To the editor:
We write today to make several comments concerning the proposed water tower in Nehls park. As a kid growing up in the Wallachei, I remember well the hilltop area above New Ulm. At that time (1950-1965) the golf course was only a nine-hole course. There was corn growing in the surrounding fields. From the top of the Payne Street hill to Tenth South there were very few residences. I do remember the Hintz house and their horses. I also remember the Nehls "farm." They had a huge garden and often on summer afternoons they would be parked downtown in front of Woolworth's or Herberger's, their produce propped on the hood of the car. The first farmers market?
The story has been told about how the city came to own the Nehls property. I am not sure of the year, but know that several years passed without any action. We, my wife Cathy, Derek, Maggie and myself, moved to the development in that neighborhood in 1978. For the first few years Derek and Maggie had the run of the neighborhood, but as we approached the mid '80s there were no more empty lots. Nowhere to play. Lincoln Park was the closest park to us. That involved a car ride.
One day Maggie said to me, "Dad, How come we don't have anywhere to play?" I explained to her about the Nehls property and the proposed park. We discussed what could be done and we decided that she would write a letter to the city. When she came back with the letter and a petition, signed by some of the kids, I was a very proud dad. The council took her letter to heart and started plans to do some development. Of course, government being what it is, it took several years for any development to happen, but I know today she feels very good about her first attempt at changing something that she didn't feel was right. Maggie and her family, the Conrad's, live in New Ulm today and hope that some reasonable resolution to this issue can be made.
So, as the Roiger family feels just a little bit of ownership, we write today with several comments and questions.
The golf course today is 18 holes. After the second nine was developed, the city decided that it was time to increase the water capacity for the hilltop area of the city. They revealed plans that had been on record for a long, long time. They were to build the storage in the middle of the golf course. There were lots of outraged people at the prospect of a huge water tank on the golf course. The city's response ? these plans were on the books for years. It was built and to this day it looks terrible in the middle of a golf course. Our question is ? what happened to long-term planning? Did not the city know that the Hermann Heights tower was old and crumbling? Did not the city know that increasing the runway at the airport would result in new, more restrictive rules that would be placed on development? Did not the city see that every available piece of property was being developed in housing? Did not the city see and realize that retail development would be expanding west along Highway 14? Apparently not. If they had they would have "long standing" plans for infrastructure for the hilltop.

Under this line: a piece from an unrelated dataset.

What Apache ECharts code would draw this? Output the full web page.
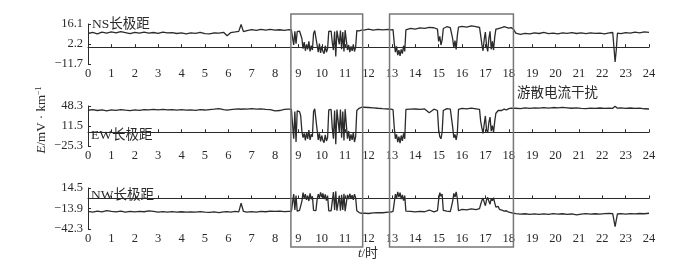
<!DOCTYPE html>
<html>
<head>
<meta charset="utf-8">
<script src="https://cdn.jsdelivr.net/npm/echarts@6/dist/echarts.min.js"></script>
<style>
  html, body { margin: 0; padding: 0; background: #fff; }
  #main { width: 695px; height: 265px; }
</style>
</head>
<body>
<div id="main"></div>
<script>
// 时间 (h)
var hours = [
  0, 0.2, 0.4, 0.6, 0.8, 1, 1.2, 1.4, 1.6, 1.8, 2, 2.2, 2.4, 2.6, 2.8, 3, 3.2, 3.4, 3.6, 3.8,
  4, 4.2, 4.4, 4.6, 4.8, 5, 5.2, 5.4, 5.6, 5.8, 5.95, 6.1, 6.3, 6.45, 6.55, 6.65, 6.8, 7, 7.2, 7.4,
  7.6, 7.8, 8, 8.2, 8.4, 8.6,
  8.70, 8.75, 8.80, 8.85, 8.90, 8.95, 9.00, 9.05, 9.10, 9.15, 9.20, 9.25, 9.30, 9.35, 9.40, 9.45,
  9.50, 9.55, 9.60, 9.65, 9.70, 9.75, 9.80, 9.85, 9.90, 9.95, 10.00, 10.05, 10.10, 10.15, 10.20,
  10.25, 10.30, 10.35, 10.40, 10.45, 10.50, 10.55, 10.60, 10.65, 10.70, 10.75, 10.80, 10.85, 10.90,
  10.95, 11.00, 11.05, 11.10, 11.15, 11.20, 11.25, 11.30, 11.35, 11.40, 11.45, 11.50, 11.55, 11.60,
  11.65, 11.70,
  11.8, 12.0, 12.2, 12.4, 12.6, 12.85,
  12.95, 13.0, 13.05, 13.1, 13.15, 13.2, 13.25, 13.3, 13.35, 13.4, 13.45, 13.5, 13.55, 13.6, 13.65,
  13.8, 14.0, 14.2, 14.4, 14.6, 14.8,
  14.95, 15.0, 15.05, 15.1, 15.15, 15.2, 15.25,
  15.35, 15.5,
  15.6, 15.65, 15.7, 15.75, 15.8, 15.85,
  16.0, 16.2, 16.4, 16.6,
  16.75, 16.8, 16.85, 16.9, 16.95, 17.0, 17.05, 17.1, 17.15, 17.2, 17.25, 17.3, 17.35, 17.4, 17.45,
  17.5, 17.55, 17.6,
  17.7, 17.8, 17.9, 18.0, 18.1, 18.2,
  18.3, 18.5, 18.7, 18.9, 19.1, 19.3, 19.5, 19.7, 19.9, 20.1, 20.3, 20.5, 20.7, 20.9, 21.1, 21.3,
  21.5, 21.7, 21.9, 22.1, 22.3, 22.45, 22.5, 22.55, 22.6, 22.65, 22.8, 23.0, 23.2, 23.4, 23.6, 23.8, 24.0
];

// NS长极距
var nsValues = [
  9.5, 10.2, 9.2, 10.5, 9.8, 10.6, 9.9, 10.8, 10.1, 9.4, 10.3, 9.7, 10.4, 9.8, 10.2, 9.6, 10.5, 9.9, 10.1, 9.5,
  10.0, 9.3, 9.9, 9.6, 10.3, 9.4, 9.2, 10.0, 9.7, 10.3, 8.0, 10.1, 10.6, 11.0, 15.8, 10.8, 11.5, 12.2, 11.6, 12.4,
  11.9, 12.3, 11.8, 12.1, 11.7, 12.2,
  12.0, 11.5, 1.5, 11.0, 2.5, 10.8, 11.5, 11.2, 10.5, 6.0, -1.0, 3.5, -2.5, 2.0, -1.5, 4.0,
  -3.0, 1.0, -2.0, 9.5, 11.5, 10.8, 1.5, -3.5, 2.5, -4.0, 0.5, -3.0, -4.5, 1.0, -3.5,
  -1.0, 11.0, 12.0, 11.2, 3.5, -2.0, 10.8, -6.5, 11.5, 12.0, 2.0, 11.6, -1.5, 10.5,
  -3.0, 11.8, 11.0, -2.0, 1.5, -3.5, 0.5, -2.5, 2.0, -3.0, 0.0, 11.5, 12.0, 11.3,
  12.2, 11.8,
  11.9, 12.5, 11.8, 12.4, 12.0, 12.3,
  12.0, 11.6, 12.2, 3.0, -3.5, 0.5, -5.5, -2.0, -6.0, -1.5, -4.5, 1.0, -3.0, 12.0, 12.8,
  13.0, 12.6, 13.4, 13.0, 13.8, 13.5,
  12.5, 4.0, 7.5, 1.5, 5.0, 13.0, 13.8,
  14.2, 13.5,
  6.0, -0.5, 4.5, -1.5, 8.0, 14.0,
  14.5, 14.0, 14.8, 14.2,
  13.8, 8.0, 2.0, -2.5, 5.5, 10.5, 1.0, -3.0, 6.0, 11.0, -1.5, 4.0, -2.0, 7.0, 12.5,
  13.5, 12.8, 13.8,
  13.5, 14.3, 13.8, 13.2, 13.6, 12.5,
  9.8, 8.9, 9.6, 9.2, 9.9, 9.5, 10.2, 9.4, 9.8, 9.3, 10.0, 9.6, 10.1, 9.5, 9.9, 9.4,
  10.0, 9.6, 9.8, 9.3, 9.9, 10.2, 9.5, -10.3, -2.0, 9.8, 9.4, 10.1, 9.7, 10.4, 10.0, 10.6, 10.3
];

// EW长极距
var ewValues = [
  40.5, 41.5, 40.0, 41.2, 39.5, 41.0, 40.2, 41.5, 40.6, 39.8, 41.0, 40.3, 41.8, 41.0, 42.0, 41.3, 42.2, 41.0, 41.8, 40.7,
  41.5, 40.8, 41.2, 40.4, 41.6, 40.9, 41.8, 42.5, 43.5, 41.5, 40.6, 41.5, 42.5, 43.0, 42.3, 43.2, 42.5, 43.5, 42.6, 43.0,
  42.0, 41.5, 39.5, 40.0, 42.0, 42.5,
  42.5, 41.0, -12.0, 38.0, -18.0, 39.5, 40.5, 38.0, 30.0, 2.0, -10.0, -2.0, -15.0, 0.0, -12.0, 4.0,
  -14.0, -4.0, -8.0, 38.0, 43.0, 41.0, 5.0, -14.0, -2.0, -17.0, -6.0, -15.0, -19.0, -5.0, -16.0,
  -10.0, 41.0, 43.0, 42.0, 8.0, -12.0, 40.0, -22.0, 42.0, 43.0, 0.0, 42.0, -10.0, 38.0,
  -15.0, 42.5, 40.0, -12.0, 2.0, -16.0, -4.0, -14.0, 0.0, -18.0, -8.0, 40.0, 42.0, 44.0,
  45.5, 46.0,
  46.0, 45.5, 45.0, 44.2, 43.5, 42.8,
  42.5, 42.0, 41.5, 10.0, -12.0, -4.0, -18.0, -8.0, -20.0, -6.0, -16.0, -2.0, -12.0, 42.0, 43.0,
  42.5, 42.8, 42.0, 43.0, 36.0, 42.5,
  40.0, 5.0, -8.0, -12.0, 0.0, 40.0, 43.0,
  43.5, 42.5,
  10.0, -10.0, -4.0, -14.0, -2.0, 42.0,
  44.0, 43.0, 44.5, 43.2,
  42.0, 20.0, 8.0, -2.0, 15.0, 30.0, 4.0, -1.0, 18.0, 28.0, 2.0, 12.0, 0.0, 20.0, 35.0,
  38.0, 40.0, 37.0,
  40.0, 42.5, 41.0, 43.5, 44.5, 44.0,
  44.2, 43.5, 44.8, 44.0, 45.0, 44.3, 45.2, 44.5, 45.5, 44.8, 45.6, 45.0, 44.2, 44.9, 44.0, 43.5,
  44.3, 43.8, 44.6, 43.9, 44.5, 44.0, 45.5, 48.0, 45.0, 44.3, 44.8, 44.0, 44.6, 43.8, 44.4, 43.2, 42.8
];

// NW长极距
var nwValues = [
  -18.0, -18.8, -17.5, -18.5, -16.8, -17.8, -18.6, -17.6, -18.9, -18.0, -18.7, -17.9, -18.4, -17.2, -18.0, -18.8, -18.2, -19.0, -18.3, -18.9,
  -18.4, -19.0, -18.5, -18.9, -18.2, -18.8, -19.3, -18.7, -19.5, -18.6, -18.2, -18.9, -17.8, -18.6, -6.5, -18.0, -18.8, -18.2, -19.0, -17.8,
  -18.4, -17.5, -18.0, -17.4, -18.2, -17.8,
  -18.0, -17.0, 6.0, -16.0, 4.0, -17.5, -17.0, -16.5, -15.0, -4.0, 8.0, 0.0, 6.0, -2.0, 4.0, -3.5,
  7.0, -1.0, 3.0, -16.5, -18.0, -16.8, -2.0, 6.0, 0.5, 8.5, 2.0, 7.0, -1.0, 5.5, -3.0,
  4.0, -17.0, -18.0, -17.2, -4.0, 9.0, -16.0, 10.0, -17.0, -18.0, 4.0, -17.0, 5.0, -16.0,
  6.5, -17.5, -16.0, 5.0, -1.0, 6.5, 0.0, 4.5, -2.0, 6.0, 1.0, -17.0, -18.5, -19.5,
  -20.0, -20.5,
  -20.2, -20.8, -20.0, -19.6, -19.8, -19.0,
  -18.8, -18.5, -18.0, -6.0, 6.0, 0.0, 9.0, 2.0, 8.0, -1.0, 5.0, -3.0, 4.0, -17.5, -18.5,
  -18.0, -18.6, -17.8, -18.4, -16.0, -18.5,
  -17.0, -2.0, 8.0, 3.0, 6.0, -16.5, -18.0,
  -17.5, -18.2,
  -4.0, 7.0, 2.0, 9.0, 0.0, -17.0,
  -15.0, -15.8, -14.5, -15.5,
  -14.0, -8.0, -3.0, 0.5, -5.0, -10.0, -2.0, 1.5, -4.0, -8.0, 0.0, -3.0, 1.0, -6.0, -12.0,
  -14.0, -11.0, -15.0,
  -16.0, -17.5, -17.0, -19.0, -19.5, -20.5,
  -21.0, -21.8, -21.2, -22.0, -21.4, -22.1, -21.3, -21.9, -21.0, -21.7, -21.2, -22.0, -21.5, -22.8, -21.6, -21.0,
  -21.8, -21.2, -21.7, -21.0, -20.6, -21.2, -22.5, -39.0, -30.0, -21.5, -21.0, -21.6, -20.9, -21.4, -20.8, -21.2, -20.5
];

// 纵轴刻度
var nsTicks = [-11.7, 2.2, 16.1];
var ewTicks = [-25.3, 11.5, 48.3];
var nwTicks = [-42.3, -13.9, 14.5];

var panelNames = ["NS长极距", "EW长极距", "NW长极距"];
// 方框时段
var boxSpans = [[8.68, 11.75], [12.9, 18.2]];

var serif = '"Liberation Serif", "Noto Sans CJK SC", serif';
var ink = "#2a2a2a";

function pairs(vals) {
  return hours.map(function (h, i) { return [h, vals[i]]; });
}
function minus(v) {
  return String(v).replace("-", "−");
}

var gridTops = [24, 106, 188];
var gridHeights = [40, 40, 41];
var tickSets = [nsTicks, ewTicks, nwTicks];
var valueSets = [nsValues, ewValues, nwValues];

var grids = [], xAxes = [], yAxes = [], series = [];
for (var i = 0; i < 3; i++) {
  grids.push({ left: 88, right: 46, top: gridTops[i], height: gridHeights[i] });
  xAxes.push({
    type: "value", gridIndex: i, min: 0, max: 24, interval: 1,
    axisLine: { lineStyle: { color: ink, width: 1 } },
    axisTick: { inside: true, length: 3, lineStyle: { color: ink } },
    axisLabel: { margin: 3, color: ink, fontFamily: serif, fontSize: 12.5 },
    splitLine: { show: false }
  });
  yAxes.push({
    type: "value", gridIndex: i,
    min: tickSets[i][0], max: tickSets[i][2],
    axisLine: { show: true, lineStyle: { color: ink, width: 1 } },
    axisTick: { show: true, inside: true, length: 3, customValues: tickSets[i], lineStyle: { color: ink } },
    axisLabel: {
      margin: 5, color: ink, fontFamily: serif, fontSize: 12.5,
      customValues: tickSets[i],
      formatter: function (v) { return minus(v); }
    },
    splitLine: { show: false }
  });
  series.push({
    type: "line", xAxisIndex: i, yAxisIndex: i,
    data: pairs(valueSets[i]),
    showSymbol: false, symbol: "none",
    lineStyle: { color: "#2b2b2b", width: 1.3 },
    animation: false
  });
}

var labelPos = [[92, 26], [91, 137], [91, 197]];
var graphics = [];
panelNames.forEach(function (name, i) {
  graphics.push({
    type: "text", left: labelPos[i][0], top: labelPos[i][1] - 8,
    style: { text: name, font: "13.5px " + serif, fill: ink }
  });
});
graphics.push({
  type: "text", left: 517, top: 87,
  style: { text: "游散电流干扰", font: "13.5px " + serif, fill: ink }
});
graphics.push({
  type: "text", x: 42, y: 120, rotation: Math.PI / 2,
  style: {
    text: "{i|E}/mV · km{s|−1}",
    rich: {
      i: { fontStyle: "italic", fontSize: 13, fontFamily: serif, fill: ink },
      s: { fontSize: 8, fontFamily: serif, fill: ink, verticalAlign: "top", padding: [0, 0, 6, 0] }
    },
    font: "13px " + serif, fill: ink, align: "center", verticalAlign: "middle"
  }
});
graphics.push({
  type: "text", x: 368, y: 254,
  style: {
    text: "{i|t}/时",
    rich: { i: { fontStyle: "italic", fontSize: 13, fontFamily: serif, fill: ink } },
    font: "13px " + serif, fill: ink, align: "center", verticalAlign: "middle"
  }
});

var chart = echarts.init(document.getElementById("main"), null, { renderer: "canvas" });
chart.setOption({
  animation: false,
  backgroundColor: "#fff",
  grid: grids,
  xAxis: xAxes,
  yAxis: yAxes,
  series: series,
  graphic: graphics
});

// 方框
var boxes = boxSpans.map(function (span, k) {
  var x1 = chart.convertToPixel({ xAxisIndex: 0 }, span[0]);
  var x2 = chart.convertToPixel({ xAxisIndex: 0 }, span[1]);
  return {
    type: "rect", id: "box" + k, z: 10,
    shape: { x: x1, y: 14, width: x2 - x1, height: 233 },
    style: { fill: "none", stroke: "#777", lineWidth: 1.5 }
  };
});
chart.setOption({ graphic: graphics.concat(boxes) });
</script>
</body>
</html>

Please don't make another mistake and place another water tower in a recreation area. Mr. Mayor, Council President, Council and City Administrator, I urge you to sit down and take a long hard look at what is going to happen in the next 30 years. How much more sewer, water, drainage and other infrastructure will have to be built? Don't saddle the city of charm and tradition with another eyesore in a recreation area.
Think about it.
Thanks in advance for doing just that.